Muramasa: The Demon Blade


Emanuel Merino

It's Like Watching a Moving Woodblock Print.

The crew at Ignition Entertainment invited us to their Glendale Office to check out the hotly anticipated game Muramasa: The Demon Blade. It should be said right up front that Muramasa is an incredible looking Wii game. This is thanks primarily to its hand drawn 2-D graphics, detailed backgrounds, and very Japanese aesthetics and atmosphere. I tried out the two main characters Momohime and Kisuke. The two characters played largely the same with the main difference primarily being story related and the fact that both characters start on opposite ends of the map. Speaking of the map, the game's world feels very much like a Metroid-Vania game, as you move from highly detailed screen to the next fighting a varied mix of enemies. The combat itself is very flashy and fast; on the normal difficulty setting I had no problem dispatching all sorts of ninjas and all manner of mythological Japanese creatures.

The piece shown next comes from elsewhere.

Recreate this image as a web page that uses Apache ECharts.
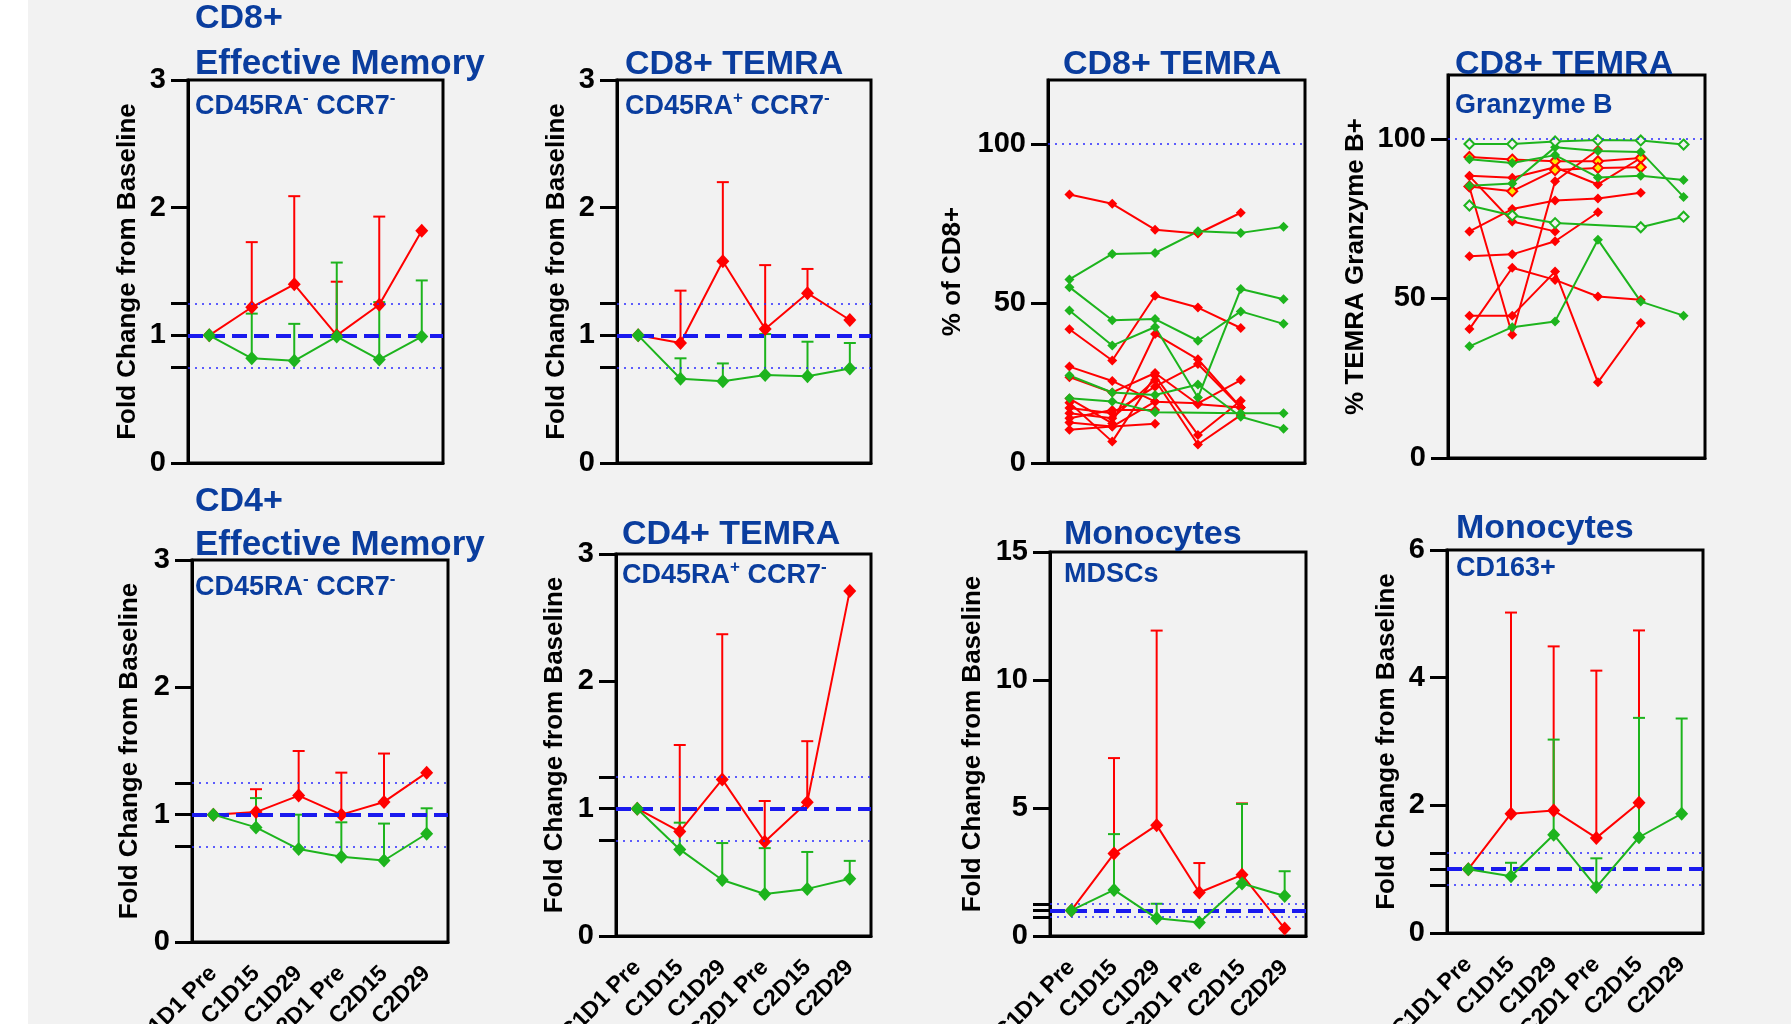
<!DOCTYPE html>
<html>
<head>
<meta charset="utf-8">
<script src="https://cdn.jsdelivr.net/npm/echarts@6/dist/echarts.min.js"></script>
<style>
  html, body { margin: 0; padding: 0; background: #f2f2f2; }
  #chart { width: 1791px; height: 1024px; }
</style>
</head>
<body>
<div id="chart"></div>
<script>
// time points
const categories = ["C1D1 Pre", "C1D15", "C1D29", "C2D1 Pre", "C2D15", "C2D29"];

// CD8+ effective memory (fold change, mean and mean+SD)
const cd8EmRedMean = [1.0, 1.22, 1.40, 1.0, 1.24, 1.82];
const cd8EmRedUpper = [null, 1.73, 2.09, 1.42, 1.93, null];
const cd8EmGreenMean = [1.0, 0.82, 0.80, 0.99, 0.81, 0.99];
const cd8EmGreenUpper = [null, 1.17, 1.09, 1.57, 1.26, 1.43];

// CD8+ TEMRA (fold change)
const cd8TemraRedMean = [1.0, 0.94, 1.58, 1.05, 1.33, 1.12];
const cd8TemraRedUpper = [null, 1.35, 2.20, 1.55, 1.52, null];
const cd8TemraGreenMean = [1.0, 0.66, 0.64, 0.69, 0.68, 0.74];
const cd8TemraGreenUpper = [null, 0.82, 0.78, 1.01, 0.95, 0.94];

// CD8+ TEMRA, % of CD8+ (one line per patient)
const temraPctRed = [
  [84.1, 81.2, 73.1, 71.9, 78.4],
  [41.9, 32.1, 52.4, 48.7, 42.3],
  [30.2, 25.7, 19.2, 18.7, 26.0],
  [26.9, 22.1, 28.2, 18.4, 17.4],
  [20.2, 12.4, 40.4, 32.5, 17.4],
  [18.9, 6.7, 27.3, 8.8, 19.5],
  [17.2, 15.6, 23.9, 31.0, 17.4],
  [15.6, 14.0, 26.0, 5.8, 15.0],
  [14.0, 16.6, 16.6],
  [12.7, 11.4, 19.2],
  [10.4, 11.4, 12.3]
];
const temraPctGreen = [
  [57.5, 65.5, 65.8, 72.6, 72.1, 74.0],
  [55.1, 44.7, 45.1, 38.3, 47.5, 43.6],
  [47.8, 36.8, 42.6, 20.5, 54.5, 51.3],
  [27.4, 22.1, 21.3, 24.6, 14.5, 10.7],
  [20.3, 19.3, 15.9, null, 15.6, 15.6]
];

// CD8+ TEMRA, % Granzyme B+
const gzbRed = [
  [88.4, 87.8, 91.1, 85.7, 94.0],
  [84.9, 38.6, 86.7, 96.6],
  [71.0, 78.0, 80.7, 81.3, 83.1],
  [88.3, 74.1, 71.0],
  [63.2, 63.8, 67.9, 77.0],
  [40.4, 59.6, 55.8, 50.6, 49.6],
  [44.6, 44.6, 58.4, 23.7, 42.3]
];
const gzbRedYellow = [
  [94.3, 93.5, 93.0, 93.0, 94.0],
  [85.1, 83.6, 90.2, 90.9, 91.1]
];
const gzbGreen = [
  [93.6, 92.4, 94.9, 87.9, 88.4, 87.1],
  [85.3, 86.0, 97.4, 96.2, 95.9, 81.8],
  [35.0, 41.0, 42.8, 68.4, 49.0, 44.6]
];
const gzbGreenOpen = [
  [98.4, 98.4, 99.2, 99.6, 99.5, 98.2],
  [79.1, 76.0, 73.6, null, 72.3, 75.6]
];

// CD4+ effective memory
const cd4EmRedMean = [1.0, 1.02, 1.15, 1.0, 1.10, 1.33];
const cd4EmRedUpper = [null, 1.20, 1.50, 1.33, 1.48, null];
const cd4EmGreenMean = [1.0, 0.90, 0.73, 0.67, 0.64, 0.85];
const cd4EmGreenUpper = [null, 1.13, 1.0, 0.94, 0.93, 1.05];

// CD4+ TEMRA
const cd4TemraRedMean = [1.0, 0.82, 1.23, 0.74, 1.05, 2.71];
const cd4TemraRedUpper = [null, 1.50, 2.37, 1.06, 1.53, null];
const cd4TemraGreenMean = [1.0, 0.68, 0.44, 0.33, 0.37, 0.45];
const cd4TemraGreenUpper = [null, 0.89, 0.73, 0.69, 0.66, 0.59];

// Monocytes, MDSCs
const mdscRedMean = [1.0, 3.22, 4.33, 1.70, 2.39, 0.29];
const mdscRedUpper = [null, 6.95, 11.93, 2.85, 5.18, null];
const mdscGreenMean = [1.0, 1.80, 0.69, 0.53, 2.05, 1.56];
const mdscGreenUpper = [null, 3.98, 1.26, null, 5.16, 2.53];

// Monocytes, CD163+
const cd163RedMean = [1.0, 1.87, 1.92, 1.49, 2.04, null];
const cd163RedUpper = [null, 5.02, 4.49, 4.11, 4.74, null];
const cd163GreenMean = [1.0, 0.89, 1.54, 0.72, 1.50, 1.87];
const cd163GreenUpper = [null, 1.10, 3.03, 1.17, 3.37, 3.36];

const RED = "#ff0000";
const GREEN = "#1db41d";
const BLUE_T = "#0a3d9e";
const FONT = '"Liberation Sans", Arial, "DejaVu Sans", sans-serif';

// panel frames: left, top, width, height
const frames = [
  [188, 80, 255, 383],
  [617, 80, 254, 383],
  [1048, 80, 257, 383],
  [1448, 75, 257, 383],
  [192, 560, 256, 382],
  [616, 554, 255, 382],
  [1050, 552, 256, 384],
  [1447, 550, 256, 383]
];

const yConf = [
  { max: 3, ticks: [0, 0.75, 1, 1.25, 2, 3], labels: [0, 1, 2, 3], name: "Fold Change from Baseline", gap: 47 },
  { max: 3, ticks: [0, 0.75, 1, 1.25, 2, 3], labels: [0, 1, 2, 3], name: "Fold Change from Baseline", gap: 47 },
  { max: 120, ticks: [0, 50, 100], labels: [0, 50, 100], name: "% of CD8+", gap: 82 },
  { max: 120, ticks: [0, 50, 100], labels: [0, 50, 100], name: "% TEMRA Granzyme B+", gap: 79 },
  { max: 3, ticks: [0, 0.75, 1, 1.25, 2, 3], labels: [0, 1, 2, 3], name: "Fold Change from Baseline", gap: 49 },
  { max: 3, ticks: [0, 0.75, 1, 1.25, 2, 3], labels: [0, 1, 2, 3], name: "Fold Change from Baseline", gap: 48 },
  { max: 15, ticks: [0, 0.75, 1, 1.25, 5, 10, 15], labels: [0, 5, 10, 15], name: "Fold Change from Baseline", gap: 64 },
  { max: 6, ticks: [0, 0.75, 1, 1.25, 2, 4, 6], labels: [0, 2, 4, 6], name: "Fold Change from Baseline", gap: 47 }
];

const grids = frames.map(f => ({
  left: f[0], top: f[1], width: f[2], height: f[3],
  outerBoundsMode: "none",
  show: true, borderColor: "#000", borderWidth: 3, backgroundColor: "transparent"
}));

const xAxes = frames.map((f, i) => ({
  type: "category",
  gridIndex: i,
  data: categories,
  boundaryGap: true,
  axisLine: { lineStyle: { color: "#000", width: 3 } },
  axisTick: { alignWithLabel: true, interval: 0, length: 15, lineStyle: { color: "#000", width: 3 } },
  axisLabel: {
    show: i >= 4, interval: 0, rotate: 45, margin: 28,
    fontSize: 23, fontWeight: "bold", color: "#000", fontFamily: FONT
  },
  splitLine: { show: false }
}));

const yAxes = yConf.map((c, i) => ({
  type: "value",
  gridIndex: i,
  min: 0,
  max: c.max,
  name: c.name,
  nameLocation: "middle",
  nameGap: c.gap,
  nameTextStyle: { fontSize: 26, fontWeight: "bold", color: "#000", fontFamily: FONT },
  axisLine: { show: true, lineStyle: { color: "#000", width: 3 } },
  axisTick: { show: true, length: 17, customValues: c.ticks, lineStyle: { color: "#000", width: 3 } },
  axisLabel: { customValues: c.labels, margin: 22, fontSize: 29, fontWeight: "bold", color: "#000", fontFamily: FONT },
  splitLine: { show: false }
}));

function refLines(i, values) {
  return {
    type: "line", xAxisIndex: i, yAxisIndex: i, data: [], z: 1, silent: true,
    markLine: {
      silent: true, symbol: ["none", "none"], label: { show: false }, animation: false,
      data: values.map(v => ({
        yAxis: v.y,
        lineStyle: v.dash
          ? { color: "#1a1aee", width: 4, type: [15, 7] }
          : { color: "#2b2bff", width: 1.5, type: [2, 5] }
      }))
    }
  };
}

function errorBars(i, mean, upper, color) {
  const data = [];
  upper.forEach((u, k) => { if (u != null) data.push([k, mean[k], u]); });
  return {
    type: "custom", xAxisIndex: i, yAxisIndex: i, z: 3, silent: true,
    data: data,
    encode: { x: 0, y: [1, 2] },
    renderItem: function (params, api) {
      const base = api.coord([api.value(0), api.value(1)]);
      const top = api.coord([api.value(0), api.value(2)]);
      return {
        type: "group",
        children: [
          { type: "line", shape: { x1: base[0], y1: base[1], x2: top[0], y2: top[1] }, style: { stroke: color, lineWidth: 2 } },
          { type: "line", shape: { x1: top[0] - 6, y1: top[1], x2: top[0] + 6, y2: top[1] }, style: { stroke: color, lineWidth: 2 } }
        ]
      };
    }
  };
}

function meanLine(i, mean, color, z) {
  return {
    type: "line", xAxisIndex: i, yAxisIndex: i, data: mean, z: z,
    symbol: "diamond", symbolSize: [13, 14], showAllSymbol: true,
    lineStyle: { color: color, width: 2 },
    itemStyle: { color: color }
  };
}

function meanPanel(i, rm, ru, gm, gu) {
  return [
    refLines(i, [{ y: 1, dash: true }, { y: 0.75 }, { y: 1.25 }]),
    meanLine(i, rm, RED, 4),
    errorBars(i, rm, ru, RED),
    meanLine(i, gm, GREEN, 5),
    errorBars(i, gm, gu, GREEN)
  ];
}

function patientLines(i, rows, color, fill) {
  return rows.map(r => ({
    type: "line", xAxisIndex: i, yAxisIndex: i, data: r, connectNulls: true,
    symbol: "diamond", symbolSize: 10, showAllSymbol: true, z: 4,
    lineStyle: { color: color, width: 2 },
    itemStyle: fill ? { color: fill, borderColor: color, borderWidth: 2 } : { color: color }
  }));
}

const series = [].concat(
  meanPanel(0, cd8EmRedMean, cd8EmRedUpper, cd8EmGreenMean, cd8EmGreenUpper),
  meanPanel(1, cd8TemraRedMean, cd8TemraRedUpper, cd8TemraGreenMean, cd8TemraGreenUpper),
  [refLines(2, [{ y: 100 }])],
  patientLines(2, temraPctRed, RED),
  patientLines(2, temraPctGreen, GREEN),
  [refLines(3, [{ y: 100 }])],
  patientLines(3, gzbRed, RED),
  patientLines(3, gzbRedYellow, RED, "#ffe600"),
  patientLines(3, gzbGreen, GREEN),
  patientLines(3, gzbGreenOpen, GREEN, "#f2f2f2"),
  meanPanel(4, cd4EmRedMean, cd4EmRedUpper, cd4EmGreenMean, cd4EmGreenUpper),
  meanPanel(5, cd4TemraRedMean, cd4TemraRedUpper, cd4TemraGreenMean, cd4TemraGreenUpper),
  meanPanel(6, mdscRedMean, mdscRedUpper, mdscGreenMean, mdscGreenUpper),
  meanPanel(7, cd163RedMean, cd163RedUpper, cd163GreenMean, cd163GreenUpper)
);

// panel headings: text (rich), x, middle y, size
const headings = [
  ["CD8+", 195, 19, 34],
  ["Effective Memory", 195, 64, 35],
  ["{b|CD45RA}{s|-} {b|CCR7}{s|-}", 195, 105, 27],
  ["CD8+ TEMRA", 625, 65, 34],
  ["{b|CD45RA}{s|+} {b|CCR7}{s|-}", 625, 105, 27],
  ["CD8+ TEMRA", 1063, 65, 34],
  ["CD8+ TEMRA", 1455, 65, 34],
  ["Granzyme B", 1455, 106, 27],
  ["CD4+", 195, 502, 34],
  ["Effective Memory", 195, 545, 35],
  ["{b|CD45RA}{s|-} {b|CCR7}{s|-}", 195, 586, 27],
  ["CD4+ TEMRA", 622, 535, 34],
  ["{b|CD45RA}{s|+} {b|CCR7}{s|-}", 622, 574, 27],
  ["Monocytes", 1064, 535, 34],
  ["MDSCs", 1064, 575, 27],
  ["Monocytes", 1456, 529, 34],
  ["CD163+", 1456, 569, 27]
];

const graphic = [
  { type: "rect", shape: { x: 0, y: 0, width: 28, height: 1024 }, style: { fill: "#ffffff" }, z: 0, silent: true }
].concat(headings.map(h => ({
  type: "text", x: h[1], y: h[2], z: 100, silent: true,
  style: {
    text: h[0], fill: BLUE_T, font: "bold " + h[3] + "px " + FONT,
    textVerticalAlign: "middle", verticalAlign: "middle",
    rich: {
      b: { fontSize: h[3], fontWeight: "bold", fontFamily: FONT, fill: BLUE_T, color: BLUE_T, lineHeight: 30, verticalAlign: "bottom" },
      s: { fontSize: 17, fontWeight: "bold", fontFamily: FONT, fill: BLUE_T, color: BLUE_T, lineHeight: 30, verticalAlign: "top" }
    }
  }
})));

const option = {
  backgroundColor: "#f2f2f2",
  animation: false,
  grid: grids,
  xAxis: xAxes,
  yAxis: yAxes,
  series: series,
  graphic: graphic
};

const chart = echarts.init(document.getElementById("chart"), null, { renderer: "canvas" });
chart.setOption(option);
</script>
</body>
</html>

Second Caption Alt Goes Here
The Seven Samurai Would Be Proud.

Combat mainly involved me using the analog stick to run and jump to quickly maneuver across the stage smashing the A button to defeat enemies and to gain experience points and souls. That's not to say the combat doesn't have any depth. At any one time you carry three swords with you, each with different properties and special attacks. There are 108 swords in the game that you can earn or forge from your main menu. During combat switching swords becomes important as using a particular sword or special skill too often can break your blade. Not to worry though, while in its sheath your swords repair themselves, so you are never left without any usable weapons. During boss battles I found myself switching from blade to blade unleashing special attacks while trying to dodge or block incoming attacks. In all honesty, on the easy setting, you can probably button mash your way through the game. That extra finesse is there if you want it in easy and it's a definite necessity on the harder difficulties. Thankfully you are rewarded after every battle with a screen ranking your battle and showing how much experience you have earned. This is primarily where the game's RPG elements come in. You level up over time and can equip a variety of accessories. Forging new blades also plays a big role in your characters' development. The RPG elements are very light, comparable to post Symphony of the Night Castlevania games.

Really, I think the real draw for most RPGamers out there will be this game's highly detailed and atmospheric version of ancient Japan. The game only has Japanese audio options, which means the entire game is subtitled. Given the very Japanese setting and the infusion of Japanese mythology, the language track fits. The game is very big on style and each environment was lovingly hand drawn. From dark forests and graveyards to lantern-filled towns, this game oozes style. In fact, I don't really feel like I have to sell this game on its presentation. The visuals, music, and voice-over fit the setting and sell the game themselves. The one thing I pulled away from the demo is that the gameplay works and is competent, the kind of thing you play in little bursts as you watch and listen to all kinds of pretty. The game should last about 15-20 hours to get through both characters' campaign modes, so about six to eight hours for each character. So if you're looking for a very light action RPG that exudes Japan and style, this is a very good choice. I actually think that the people who would love this game most are not RPGamers, but fans of Japan and people looking for some light action and something nice too look at on their Wii. This is a game that definitely deserves to be seen.